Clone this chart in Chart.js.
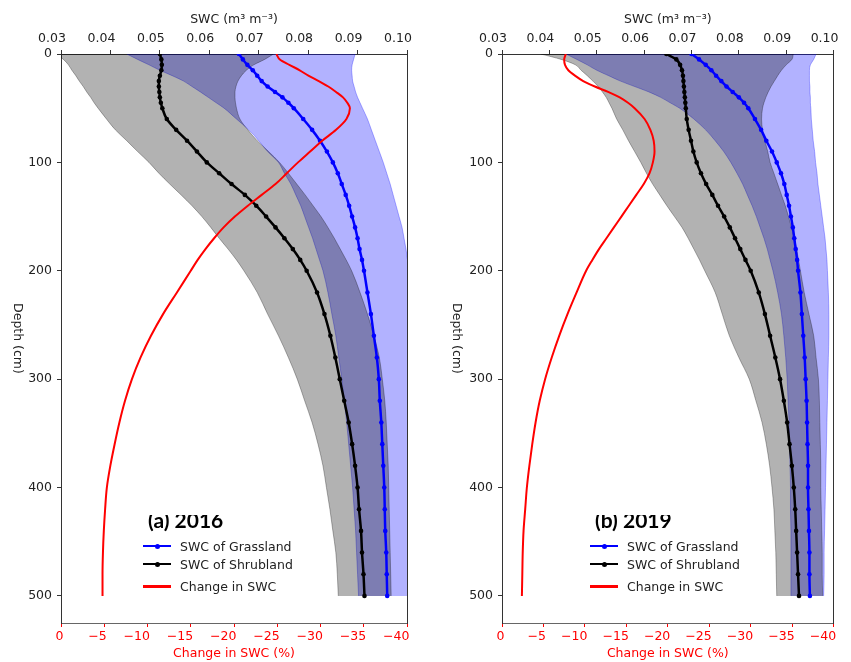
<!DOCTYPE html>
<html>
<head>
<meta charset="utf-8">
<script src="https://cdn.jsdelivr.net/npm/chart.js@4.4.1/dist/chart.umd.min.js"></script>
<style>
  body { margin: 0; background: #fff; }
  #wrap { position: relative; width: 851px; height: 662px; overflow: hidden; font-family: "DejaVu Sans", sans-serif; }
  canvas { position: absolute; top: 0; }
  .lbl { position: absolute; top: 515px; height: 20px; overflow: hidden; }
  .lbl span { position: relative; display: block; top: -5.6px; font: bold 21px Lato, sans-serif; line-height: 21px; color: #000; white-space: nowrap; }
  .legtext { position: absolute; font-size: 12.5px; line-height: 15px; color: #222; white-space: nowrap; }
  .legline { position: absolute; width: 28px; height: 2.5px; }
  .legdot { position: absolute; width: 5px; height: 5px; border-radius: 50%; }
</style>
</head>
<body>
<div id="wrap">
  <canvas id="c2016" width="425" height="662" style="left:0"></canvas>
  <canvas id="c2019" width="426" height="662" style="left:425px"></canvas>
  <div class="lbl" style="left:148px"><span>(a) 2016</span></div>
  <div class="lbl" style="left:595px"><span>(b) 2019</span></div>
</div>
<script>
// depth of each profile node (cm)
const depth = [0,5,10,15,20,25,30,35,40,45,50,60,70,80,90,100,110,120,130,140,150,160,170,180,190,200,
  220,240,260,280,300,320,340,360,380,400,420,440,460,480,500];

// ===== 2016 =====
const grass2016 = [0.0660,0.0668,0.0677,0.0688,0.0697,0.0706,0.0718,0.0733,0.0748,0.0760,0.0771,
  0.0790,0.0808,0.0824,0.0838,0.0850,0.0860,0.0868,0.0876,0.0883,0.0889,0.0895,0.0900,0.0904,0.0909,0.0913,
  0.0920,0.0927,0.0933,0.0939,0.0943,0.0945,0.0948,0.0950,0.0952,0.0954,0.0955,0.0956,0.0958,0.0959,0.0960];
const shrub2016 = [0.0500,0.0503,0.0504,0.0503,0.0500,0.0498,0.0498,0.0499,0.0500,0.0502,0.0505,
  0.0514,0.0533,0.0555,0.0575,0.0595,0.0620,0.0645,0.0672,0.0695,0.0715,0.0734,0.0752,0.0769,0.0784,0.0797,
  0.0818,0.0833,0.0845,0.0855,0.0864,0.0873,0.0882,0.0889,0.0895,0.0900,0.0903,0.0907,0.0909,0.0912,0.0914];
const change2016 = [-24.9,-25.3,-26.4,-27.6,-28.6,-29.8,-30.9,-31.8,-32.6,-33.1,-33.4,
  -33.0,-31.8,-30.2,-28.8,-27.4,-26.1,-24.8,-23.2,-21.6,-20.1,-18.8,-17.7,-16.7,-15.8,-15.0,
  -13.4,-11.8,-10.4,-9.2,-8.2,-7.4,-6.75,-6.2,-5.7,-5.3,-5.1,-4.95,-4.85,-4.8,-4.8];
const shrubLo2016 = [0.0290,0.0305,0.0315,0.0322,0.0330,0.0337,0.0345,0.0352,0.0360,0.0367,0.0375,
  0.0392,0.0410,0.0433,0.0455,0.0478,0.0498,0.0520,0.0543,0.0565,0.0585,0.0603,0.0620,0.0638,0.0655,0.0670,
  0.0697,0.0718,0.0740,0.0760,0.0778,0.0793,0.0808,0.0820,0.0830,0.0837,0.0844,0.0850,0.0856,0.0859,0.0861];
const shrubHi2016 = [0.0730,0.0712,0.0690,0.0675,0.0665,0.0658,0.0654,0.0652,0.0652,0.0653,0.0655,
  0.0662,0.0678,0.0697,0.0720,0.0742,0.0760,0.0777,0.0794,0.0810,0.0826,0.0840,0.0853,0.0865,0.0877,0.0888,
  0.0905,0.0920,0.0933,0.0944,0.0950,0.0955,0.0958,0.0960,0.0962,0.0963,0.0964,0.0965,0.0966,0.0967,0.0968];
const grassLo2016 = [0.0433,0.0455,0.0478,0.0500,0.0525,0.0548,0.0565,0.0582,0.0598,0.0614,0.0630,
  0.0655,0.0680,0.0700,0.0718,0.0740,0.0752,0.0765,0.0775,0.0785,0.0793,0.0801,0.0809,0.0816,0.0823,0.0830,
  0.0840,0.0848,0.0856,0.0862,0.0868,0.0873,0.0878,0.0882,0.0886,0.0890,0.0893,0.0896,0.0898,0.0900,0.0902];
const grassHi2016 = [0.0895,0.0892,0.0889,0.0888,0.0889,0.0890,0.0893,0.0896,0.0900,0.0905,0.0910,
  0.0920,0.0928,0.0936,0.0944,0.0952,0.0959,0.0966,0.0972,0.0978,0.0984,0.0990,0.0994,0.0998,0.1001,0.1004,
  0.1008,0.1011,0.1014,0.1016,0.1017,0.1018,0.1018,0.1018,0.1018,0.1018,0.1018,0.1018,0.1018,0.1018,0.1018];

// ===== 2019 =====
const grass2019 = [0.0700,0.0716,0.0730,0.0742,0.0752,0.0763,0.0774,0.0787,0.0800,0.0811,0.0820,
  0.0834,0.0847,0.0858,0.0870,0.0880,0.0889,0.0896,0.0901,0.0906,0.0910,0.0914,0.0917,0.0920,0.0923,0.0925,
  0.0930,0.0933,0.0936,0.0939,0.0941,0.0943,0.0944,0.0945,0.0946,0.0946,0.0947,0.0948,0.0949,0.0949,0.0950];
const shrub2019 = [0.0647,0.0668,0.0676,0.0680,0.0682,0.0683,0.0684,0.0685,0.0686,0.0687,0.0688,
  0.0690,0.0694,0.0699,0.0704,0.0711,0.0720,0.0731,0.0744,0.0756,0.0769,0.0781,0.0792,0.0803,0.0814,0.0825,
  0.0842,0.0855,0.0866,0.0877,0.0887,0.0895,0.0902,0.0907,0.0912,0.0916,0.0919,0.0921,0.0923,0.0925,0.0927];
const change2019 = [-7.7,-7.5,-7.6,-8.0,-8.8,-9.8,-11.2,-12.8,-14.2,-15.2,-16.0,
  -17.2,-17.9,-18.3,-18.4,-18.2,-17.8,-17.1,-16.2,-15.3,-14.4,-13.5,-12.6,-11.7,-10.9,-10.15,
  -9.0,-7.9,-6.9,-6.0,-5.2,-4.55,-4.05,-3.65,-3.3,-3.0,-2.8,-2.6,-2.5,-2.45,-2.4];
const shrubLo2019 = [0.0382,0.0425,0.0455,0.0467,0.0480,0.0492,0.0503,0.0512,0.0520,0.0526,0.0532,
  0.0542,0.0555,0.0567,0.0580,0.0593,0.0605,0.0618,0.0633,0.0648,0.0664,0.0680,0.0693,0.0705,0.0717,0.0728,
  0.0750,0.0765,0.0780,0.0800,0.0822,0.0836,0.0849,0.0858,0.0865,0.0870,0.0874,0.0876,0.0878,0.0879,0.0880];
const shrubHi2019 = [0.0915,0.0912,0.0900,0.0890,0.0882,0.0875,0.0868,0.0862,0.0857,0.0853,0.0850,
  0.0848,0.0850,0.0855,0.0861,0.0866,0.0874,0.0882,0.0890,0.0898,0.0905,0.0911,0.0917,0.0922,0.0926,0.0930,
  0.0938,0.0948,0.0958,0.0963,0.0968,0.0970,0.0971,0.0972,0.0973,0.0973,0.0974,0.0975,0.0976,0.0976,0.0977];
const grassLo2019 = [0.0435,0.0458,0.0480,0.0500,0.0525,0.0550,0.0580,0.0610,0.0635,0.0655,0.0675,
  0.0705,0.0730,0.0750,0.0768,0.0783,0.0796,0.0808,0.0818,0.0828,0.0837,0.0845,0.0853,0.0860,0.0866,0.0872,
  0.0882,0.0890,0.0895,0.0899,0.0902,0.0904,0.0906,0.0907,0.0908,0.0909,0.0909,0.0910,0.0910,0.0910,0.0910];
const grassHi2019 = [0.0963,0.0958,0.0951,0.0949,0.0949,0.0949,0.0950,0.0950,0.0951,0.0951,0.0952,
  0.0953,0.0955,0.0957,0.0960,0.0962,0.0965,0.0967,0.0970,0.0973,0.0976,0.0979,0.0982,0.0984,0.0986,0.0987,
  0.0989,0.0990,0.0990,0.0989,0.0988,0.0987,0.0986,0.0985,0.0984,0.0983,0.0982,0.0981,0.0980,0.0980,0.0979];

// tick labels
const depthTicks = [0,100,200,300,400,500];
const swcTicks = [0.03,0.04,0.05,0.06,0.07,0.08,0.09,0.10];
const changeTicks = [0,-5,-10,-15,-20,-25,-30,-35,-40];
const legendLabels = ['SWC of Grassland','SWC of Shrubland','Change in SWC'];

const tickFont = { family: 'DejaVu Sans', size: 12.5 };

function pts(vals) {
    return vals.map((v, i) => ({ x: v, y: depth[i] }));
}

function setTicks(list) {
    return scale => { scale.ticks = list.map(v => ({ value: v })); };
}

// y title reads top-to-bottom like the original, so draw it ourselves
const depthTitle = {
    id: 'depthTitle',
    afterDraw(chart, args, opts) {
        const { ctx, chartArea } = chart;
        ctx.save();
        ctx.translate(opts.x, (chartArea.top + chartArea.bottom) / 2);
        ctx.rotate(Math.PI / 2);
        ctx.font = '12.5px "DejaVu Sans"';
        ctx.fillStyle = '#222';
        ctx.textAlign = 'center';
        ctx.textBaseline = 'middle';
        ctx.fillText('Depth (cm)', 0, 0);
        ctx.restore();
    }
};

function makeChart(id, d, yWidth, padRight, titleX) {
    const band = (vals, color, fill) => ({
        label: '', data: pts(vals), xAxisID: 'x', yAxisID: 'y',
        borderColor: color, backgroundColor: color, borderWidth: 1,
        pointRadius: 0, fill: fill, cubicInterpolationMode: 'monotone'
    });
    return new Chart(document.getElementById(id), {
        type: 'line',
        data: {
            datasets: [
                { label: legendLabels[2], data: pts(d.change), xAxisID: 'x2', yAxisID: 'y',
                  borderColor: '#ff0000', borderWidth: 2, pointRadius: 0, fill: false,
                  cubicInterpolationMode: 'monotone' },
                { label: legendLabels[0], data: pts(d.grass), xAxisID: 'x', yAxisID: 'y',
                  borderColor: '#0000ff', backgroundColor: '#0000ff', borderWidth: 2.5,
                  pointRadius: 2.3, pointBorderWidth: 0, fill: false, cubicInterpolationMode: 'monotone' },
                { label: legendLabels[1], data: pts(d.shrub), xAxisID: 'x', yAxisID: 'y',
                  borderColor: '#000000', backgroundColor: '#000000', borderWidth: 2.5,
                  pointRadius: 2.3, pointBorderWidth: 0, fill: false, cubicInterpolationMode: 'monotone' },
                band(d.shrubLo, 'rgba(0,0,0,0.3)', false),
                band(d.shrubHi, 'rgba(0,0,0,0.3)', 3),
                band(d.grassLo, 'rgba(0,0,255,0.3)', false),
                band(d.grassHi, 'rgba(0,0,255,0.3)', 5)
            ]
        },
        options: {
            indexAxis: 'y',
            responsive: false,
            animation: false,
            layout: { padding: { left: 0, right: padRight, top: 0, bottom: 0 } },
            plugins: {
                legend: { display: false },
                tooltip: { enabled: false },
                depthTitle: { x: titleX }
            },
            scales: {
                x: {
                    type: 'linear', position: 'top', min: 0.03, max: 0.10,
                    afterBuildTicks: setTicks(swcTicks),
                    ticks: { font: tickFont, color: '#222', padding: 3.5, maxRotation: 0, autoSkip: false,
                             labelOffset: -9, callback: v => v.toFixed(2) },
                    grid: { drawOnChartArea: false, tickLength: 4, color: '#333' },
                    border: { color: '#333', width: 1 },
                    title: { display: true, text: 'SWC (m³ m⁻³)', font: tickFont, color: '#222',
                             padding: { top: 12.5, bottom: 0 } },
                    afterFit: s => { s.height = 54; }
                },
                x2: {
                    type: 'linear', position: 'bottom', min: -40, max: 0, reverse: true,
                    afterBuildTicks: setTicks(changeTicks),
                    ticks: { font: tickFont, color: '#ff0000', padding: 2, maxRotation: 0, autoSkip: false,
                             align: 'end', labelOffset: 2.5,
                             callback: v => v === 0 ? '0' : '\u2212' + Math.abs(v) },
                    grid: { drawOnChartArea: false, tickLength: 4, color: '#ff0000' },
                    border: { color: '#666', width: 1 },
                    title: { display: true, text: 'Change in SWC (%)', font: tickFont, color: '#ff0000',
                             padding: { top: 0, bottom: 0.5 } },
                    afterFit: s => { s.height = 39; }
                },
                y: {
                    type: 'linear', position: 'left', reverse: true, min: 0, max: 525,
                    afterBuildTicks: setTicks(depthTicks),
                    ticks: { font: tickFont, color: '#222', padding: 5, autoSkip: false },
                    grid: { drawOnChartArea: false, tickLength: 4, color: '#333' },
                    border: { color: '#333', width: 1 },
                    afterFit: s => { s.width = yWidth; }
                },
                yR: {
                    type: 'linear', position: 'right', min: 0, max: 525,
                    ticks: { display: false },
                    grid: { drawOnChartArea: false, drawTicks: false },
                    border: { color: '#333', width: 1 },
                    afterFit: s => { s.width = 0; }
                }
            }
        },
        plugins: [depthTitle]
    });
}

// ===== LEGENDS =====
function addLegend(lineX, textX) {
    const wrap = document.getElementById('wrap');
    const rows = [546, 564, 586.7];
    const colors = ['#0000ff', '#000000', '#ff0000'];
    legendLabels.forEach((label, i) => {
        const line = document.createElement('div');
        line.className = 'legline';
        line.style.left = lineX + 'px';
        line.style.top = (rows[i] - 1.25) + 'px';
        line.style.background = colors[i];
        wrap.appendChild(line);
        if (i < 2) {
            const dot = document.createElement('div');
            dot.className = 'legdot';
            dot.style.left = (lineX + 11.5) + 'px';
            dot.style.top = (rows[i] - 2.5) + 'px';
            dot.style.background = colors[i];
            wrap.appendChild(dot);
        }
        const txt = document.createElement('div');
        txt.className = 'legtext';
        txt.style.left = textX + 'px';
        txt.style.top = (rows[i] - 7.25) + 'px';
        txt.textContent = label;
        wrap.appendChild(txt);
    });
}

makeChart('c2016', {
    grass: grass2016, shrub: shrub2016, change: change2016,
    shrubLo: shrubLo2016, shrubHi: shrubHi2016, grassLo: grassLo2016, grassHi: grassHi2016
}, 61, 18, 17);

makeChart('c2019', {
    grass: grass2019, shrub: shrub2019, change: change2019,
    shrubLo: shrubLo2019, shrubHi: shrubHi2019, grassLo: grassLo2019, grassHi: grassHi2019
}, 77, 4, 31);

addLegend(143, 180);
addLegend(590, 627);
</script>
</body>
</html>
──────
- **Problem**: Everything from the first line of the listing above through the line that contains "220,240,260,280,300,320,340,360,380,400,420,440,460,480,500];" is to be restated word for word, minus the pictures.

- **The result**:
Clone this chart in Chart.js.
<!DOCTYPE html>
<html>
<head>
<meta charset="utf-8">
<script src="https://cdn.jsdelivr.net/npm/chart.js@4.4.1/dist/chart.umd.min.js"></script>
<style>
  body { margin: 0; background: #fff; }
  #wrap { position: relative; width: 851px; height: 662px; overflow: hidden; font-family: "DejaVu Sans", sans-serif; }
  canvas { position: absolute; top: 0; }
  .lbl { position: absolute; top: 515px; height: 20px; overflow: hidden; }
  .lbl span { position: relative; display: block; top: -5.6px; font: bold 21px Lato, sans-serif; line-height: 21px; color: #000; white-space: nowrap; }
  .legtext { position: absolute; font-size: 12.5px; line-height: 15px; color: #222; white-space: nowrap; }
  .legline { position: absolute; width: 28px; height: 2.5px; }
  .legdot { position: absolute; width: 5px; height: 5px; border-radius: 50%; }
</style>
</head>
<body>
<div id="wrap">
  <canvas id="c2016" width="425" height="662" style="left:0"></canvas>
  <canvas id="c2019" width="426" height="662" style="left:425px"></canvas>
  <div class="lbl" style="left:148px"><span>(a) 2016</span></div>
  <div class="lbl" style="left:595px"><span>(b) 2019</span></div>
</div>
<script>
// depth of each profile node (cm)
const depth = [0,5,10,15,20,25,30,35,40,45,50,60,70,80,90,100,110,120,130,140,150,160,170,180,190,200,
  220,240,260,280,300,320,340,360,380,400,420,440,460,480,500];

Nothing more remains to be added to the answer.